RAW RECORDS:
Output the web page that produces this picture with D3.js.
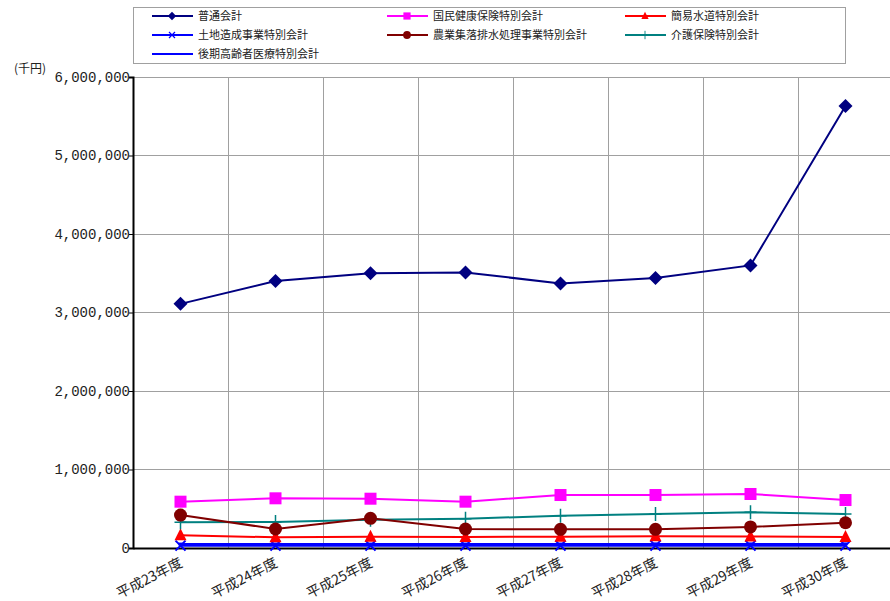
<!DOCTYPE html>
<html><head><meta charset="utf-8">
<script src="https://cdn.jsdelivr.net/npm/d3@7"></script>
<style>body{margin:0;background:#fff}svg{display:block}</style>
</head><body>
<script>
const categories = ["平成23年度","平成24年度","平成25年度","平成26年度","平成27年度","平成28年度","平成29年度","平成30年度"];
const futsuKaikei = [3110000,3400000,3500000,3510000,3370000,3440000,3600000,5630000];
const kokuminKenko = [590000,633000,628000,590000,675000,675000,688000,611000];
const kanisuido = [162000,136000,144000,140000,144000,150000,148000,140000];
const tochiZosei = [30000,30000,30000,30000,30000,30000,30000,30000];
const nogyoShuraku = [420000,242000,378000,242000,238000,238000,268000,322000];
const kaigoHoken = [327000,331000,361000,373000,411000,433000,455000,433000];
const kokiKorei = [50000,50000,50000,50000,50000,52000,52000,52000];
const yTicks = [0,1000000,2000000,3000000,4000000,5000000,6000000];

const series = [
  {name:"普通会計", values:futsuKaikei, color:"#000080", marker:"diamond"},
  {name:"国民健康保険特別会計", values:kokuminKenko, color:"#ff00ff", marker:"square"},
  {name:"簡易水道特別会計", values:kanisuido, color:"#ff0000", marker:"triangle"},
  {name:"土地造成事業特別会計", values:tochiZosei, color:"#0000ff", marker:"x"},
  {name:"農業集落排水処理事業特別会計", values:nogyoShuraku, color:"#800000", marker:"circle"},
  {name:"介護保険特別会計", values:kaigoHoken, color:"#008080", marker:"plus"},
  {name:"後期高齢者医療特別会計", values:kokiKorei, color:"#0000ff", marker:"dot"}
];

(function(){
const W=890,H=601;
const svg=d3.select("body").append("svg").attr("width",W).attr("height",H);
const pLeft=133, pTop=77, pBottom=548, pRight=893;
const x=d3.scaleBand().domain(categories).range([pLeft,pRight]);
const y=d3.scaleLinear().domain([0,6000000]).range([pBottom,pTop]);
const jp='"Noto Sans CJK JP", sans-serif';

const g=svg.append("g");
g.selectAll("line.h").data(yTicks).join("line")
 .attr("x1",pLeft).attr("x2",W).attr("y1",d=>y(d)).attr("y2",d=>y(d))
 .attr("stroke","#a0a0a0").attr("stroke-width",1).attr("shape-rendering","crispEdges");
g.selectAll("line.v").data(categories.slice(1)).join("line")
 .attr("x1",d=>x(d)).attr("x2",d=>x(d)).attr("y1",pTop).attr("y2",pBottom)
 .attr("stroke","#a0a0a0").attr("stroke-width",1).attr("shape-rendering","crispEdges");

const ya=svg.append("g").attr("transform",`translate(${pLeft},0)`)
 .call(d3.axisLeft(y).tickValues(yTicks).tickSize(4).tickFormat(d3.format(",")));
ya.select(".domain").attr("stroke","#000").attr("stroke-width",2);
ya.selectAll("text").attr("font-family",'"Liberation Mono", monospace').attr("font-size",14).attr("fill","#222").attr("x",-3);
const xa=svg.append("g").attr("transform",`translate(0,${pBottom})`)
 .call(d3.axisBottom(x).tickSize(0).tickFormat(""));
xa.select(".domain").attr("stroke","#000").attr("stroke-width",2);
svg.append("g").selectAll("text").data(categories).join("text")
 .attr("transform",d=>`translate(${x(d)+x.bandwidth()/2+3},${pBottom+18}) rotate(-27)`)
 .attr("text-anchor","end").attr("font-family",jp).attr("font-size",14).attr("fill","#222")
 .text(d=>d);

svg.append("text").attr("x",14).attr("y",73).attr("font-family",jp).attr("font-size",12).attr("fill","#222").text("(千円)");

function drawMarker(sel,type,color){
  if(type==="diamond") sel.append("path").attr("d","M0,-7L7,0L0,7L-7,0Z").attr("fill",color);
  else if(type==="square") sel.append("rect").attr("x",-6).attr("y",-6).attr("width",12).attr("height",12).attr("fill",color);
  else if(type==="triangle") sel.append("path").attr("d","M0,-7L6,5L-6,5Z").attr("fill",color);
  else if(type==="circle") sel.append("circle").attr("r",6.5).attr("fill",color);
  else if(type==="x") sel.append("path").attr("d","M-5,-5L5,5M-5,5L5,-5").attr("stroke",color).attr("stroke-width",2);
  else if(type==="plus") sel.append("path").attr("d","M-6,0L6,0M0,-7L0,7").attr("stroke",color).attr("stroke-width",1.5);
  else if(type==="dot") sel.append("rect").attr("x",-2).attr("y",-1.5).attr("width",4).attr("height",3).attr("fill",color);
}

const line=d3.line().x((d,i)=>x(categories[i])+x.bandwidth()/2).y(d=>y(d));
const drawOrder=[6,3,2,5,4,1,0];
drawOrder.forEach(k=>{
  const s=series[k];
  svg.append("path").attr("d",line(s.values)).attr("fill","none").attr("stroke",s.color).attr("stroke-width",2);
});
drawOrder.forEach(k=>{
  const s=series[k];
  s.values.forEach((v,i)=>{
    const m=svg.append("g").attr("transform",`translate(${x(categories[i])+x.bandwidth()/2},${y(v)})`);
    drawMarker(m,s.marker,s.color);
  });
});

const lg=svg.append("g");
lg.append("rect").attr("x",133.5).attr("y",7.5).attr("width",712).attr("height",56).attr("fill","#fff").attr("stroke","#a0a0a0");
const colX=[152,387,625], rowY=[16,35,54];
series.forEach((s,i)=>{
  const cx=colX[i%3], cy=rowY[Math.floor(i/3)];
  const it=lg.append("g").attr("transform",`translate(${cx},${cy})`);
  it.append("line").attr("x1",0).attr("x2",41).attr("stroke",s.color).attr("stroke-width",2);
  const m=it.append("g").attr("transform","translate(20,0) scale(0.6)");
  drawMarker(m,s.marker,s.color);
  it.append("text").attr("x",46).attr("y",4).attr("font-family",jp).attr("font-size",11).attr("fill","#222").text(s.name);
});
})();
</script>
</body></html>
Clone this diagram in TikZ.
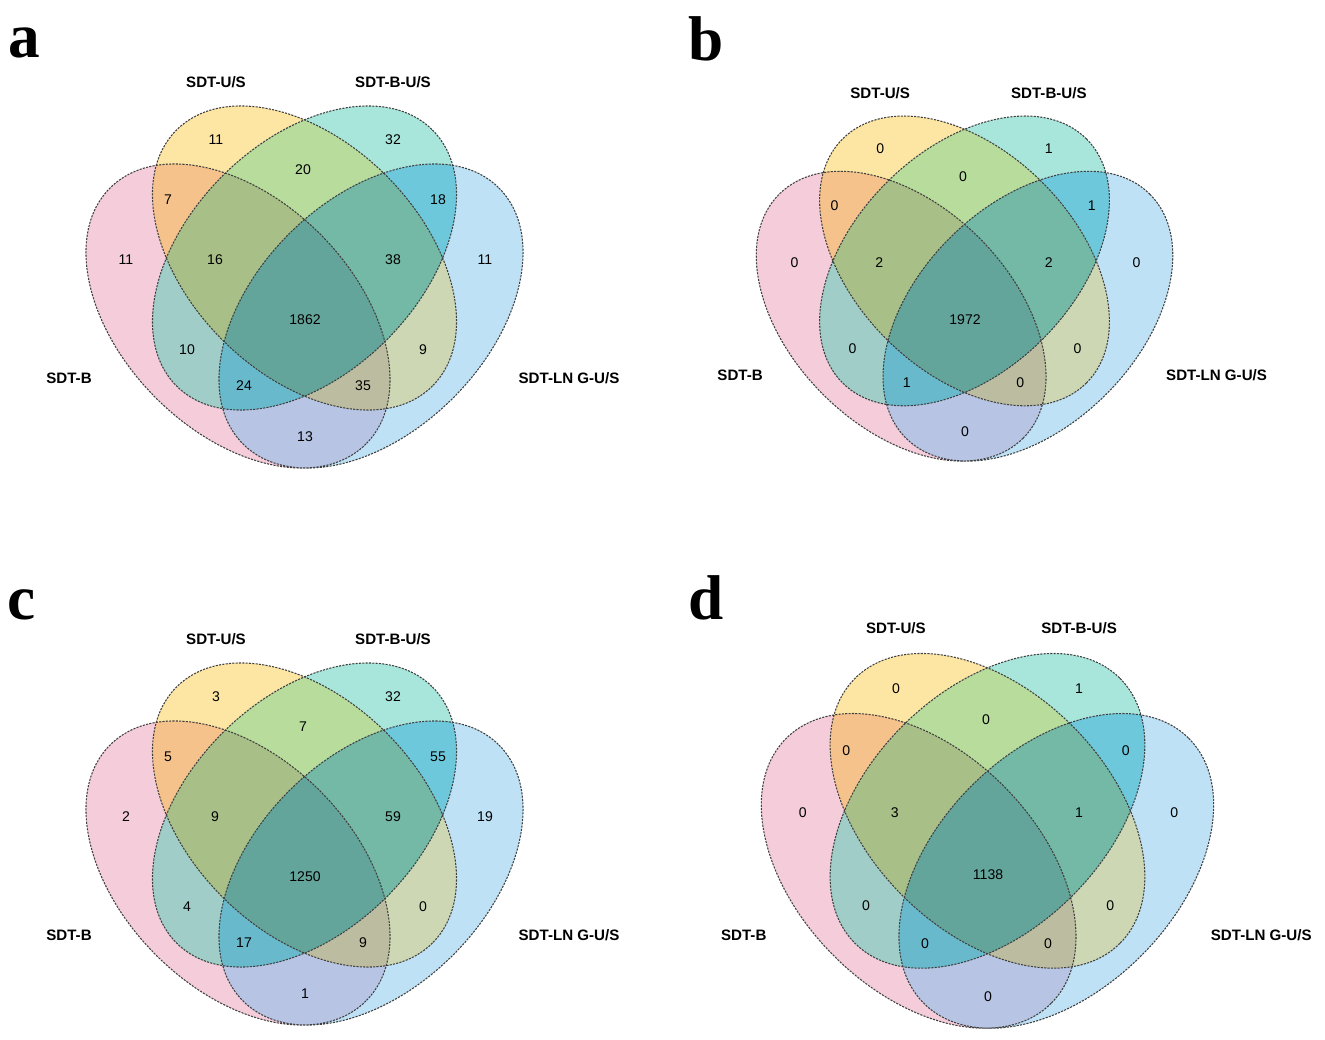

EXERCISE: In the copy, include no pictures; restate the listing above exactly.

THE COMPLETED TASK:
Output the web page that produces this picture with D3.js.
<!DOCTYPE html>
<html><head><meta charset="utf-8">
<script src="https://cdn.jsdelivr.net/npm/d3@7"></script>
<style>body{margin:0;background:#fff}svg{display:block}</style>
</head><body>
<script>
const categories = ["平成23年度","平成24年度","平成25年度","平成26年度","平成27年度","平成28年度","平成29年度","平成30年度"];
const futsuKaikei = [3110000,3400000,3500000,3510000,3370000,3440000,3600000,5630000];
const kokuminKenko = [590000,633000,628000,590000,675000,675000,688000,611000];
const kanisuido = [162000,136000,144000,140000,144000,150000,148000,140000];
const tochiZosei = [30000,30000,30000,30000,30000,30000,30000,30000];
const nogyoShuraku = [420000,242000,378000,242000,238000,238000,268000,322000];
const kaigoHoken = [327000,331000,361000,373000,411000,433000,455000,433000];
const kokiKorei = [50000,50000,50000,50000,50000,52000,52000,52000];
const yTicks = [0,1000000,2000000,3000000,4000000,5000000,6000000];

const series = [
  {name:"普通会計", values:futsuKaikei, color:"#000080", marker:"diamond"},
  {name:"国民健康保険特別会計", values:kokuminKenko, color:"#ff00ff", marker:"square"},
  {name:"簡易水道特別会計", values:kanisuido, color:"#ff0000", marker:"triangle"},
  {name:"土地造成事業特別会計", values:tochiZosei, color:"#0000ff", marker:"x"},
  {name:"農業集落排水処理事業特別会計", values:nogyoShuraku, color:"#800000", marker:"circle"},
  {name:"介護保険特別会計", values:kaigoHoken, color:"#008080", marker:"plus"},
  {name:"後期高齢者医療特別会計", values:kokiKorei, color:"#0000ff", marker:"dot"}
];

(function(){
const W=890,H=601;
const svg=d3.select("body").append("svg").attr("width",W).attr("height",H);
const pLeft=133, pTop=77, pBottom=548, pRight=893;
const x=d3.scaleBand().domain(categories).range([pLeft,pRight]);
const y=d3.scaleLinear().domain([0,6000000]).range([pBottom,pTop]);
const jp='"Noto Sans CJK JP", sans-serif';

const g=svg.append("g");
g.selectAll("line.h").data(yTicks).join("line")
 .attr("x1",pLeft).attr("x2",W).attr("y1",d=>y(d)).attr("y2",d=>y(d))
 .attr("stroke","#a0a0a0").attr("stroke-width",1).attr("shape-rendering","crispEdges");
g.selectAll("line.v").data(categories.slice(1)).join("line")
 .attr("x1",d=>x(d)).attr("x2",d=>x(d)).attr("y1",pTop).attr("y2",pBottom)
 .attr("stroke","#a0a0a0").attr("stroke-width",1).attr("shape-rendering","crispEdges");

const ya=svg.append("g").attr("transform",`translate(${pLeft},0)`)
 .call(d3.axisLeft(y).tickValues(yTicks).tickSize(4).tickFormat(d3.format(",")));
ya.select(".domain").attr("stroke","#000").attr("stroke-width",2);
ya.selectAll("text").attr("font-family",'"Liberation Mono", monospace').attr("font-size",14).attr("fill","#222").attr("x",-3);
const xa=svg.append("g").attr("transform",`translate(0,${pBottom})`)
 .call(d3.axisBottom(x).tickSize(0).tickFormat(""));
xa.select(".domain").attr("stroke","#000").attr("stroke-width",2);
svg.append("g").selectAll("text").data(categories).join("text")
 .attr("transform",d=>`translate(${x(d)+x.bandwidth()/2+3},${pBottom+18}) rotate(-27)`)
 .attr("text-anchor","end").attr("font-family",jp).attr("font-size",14).attr("fill","#222")
 .text(d=>d);

svg.append("text").attr("x",14).attr("y",73).attr("font-family",jp).attr("font-size",12).attr("fill","#222").text("(千円)");

function drawMarker(sel,type,color){
  if(type==="diamond") sel.append("path").attr("d","M0,-7L7,0L0,7L-7,0Z").attr("fill",color);
  else if(type==="square") sel.append("rect").attr("x",-6).attr("y",-6).attr("width",12).attr("height",12).attr("fill",color);
  else if(type==="triangle") sel.append("path").attr("d","M0,-7L6,5L-6,5Z").attr("fill",color);
  else if(type==="circle") sel.append("circle").attr("r",6.5).attr("fill",color);
  else if(type==="x") sel.append("path").attr("d","M-5,-5L5,5M-5,5L5,-5").attr("stroke",color).attr("stroke-width",2);
  else if(type==="plus") sel.append("path").attr("d","M-6,0L6,0M0,-7L0,7").attr("stroke",color).attr("stroke-width",1.5);
  else if(type==="dot") sel.append("rect").attr("x",-2).attr("y",-1.5).attr("width",4).attr("height",3).attr("fill",color);
}

const line=d3.line().x((d,i)=>x(categories[i])+x.bandwidth()/2).y(d=>y(d));
const drawOrder=[6,3,2,5,4,1,0];
drawOrder.forEach(k=>{
  const s=series[k];
  svg.append("path").attr("d",line(s.values)).attr("fill","none").attr("stroke",s.color).attr("stroke-width",2);
});
drawOrder.forEach(k=>{
  const s=series[k];
  s.values.forEach((v,i)=>{
    const m=svg.append("g").attr("transform",`translate(${x(categories[i])+x.bandwidth()/2},${y(v)})`);
    drawMarker(m,s.marker,s.color);
  });
});

const lg=svg.append("g");
lg.append("rect").attr("x",133.5).attr("y",7.5).attr("width",712).attr("height",56).attr("fill","#fff").attr("stroke","#a0a0a0");
const colX=[152,387,625], rowY=[16,35,54];
series.forEach((s,i)=>{
  const cx=colX[i%3], cy=rowY[Math.floor(i/3)];
  const it=lg.append("g").attr("transform",`translate(${cx},${cy})`);
  it.append("line").attr("x1",0).attr("x2",41).attr("stroke",s.color).attr("stroke-width",2);
  const m=it.append("g").attr("transform","translate(20,0) scale(0.6)");
  drawMarker(m,s.marker,s.color);
  it.append("text").attr("x",46).attr("y",4).attr("font-family",jp).attr("font-size",11).attr("fill","#222").text(s.name);
});
})();
</script>
</body></html>
Clone this diagram in TikZ.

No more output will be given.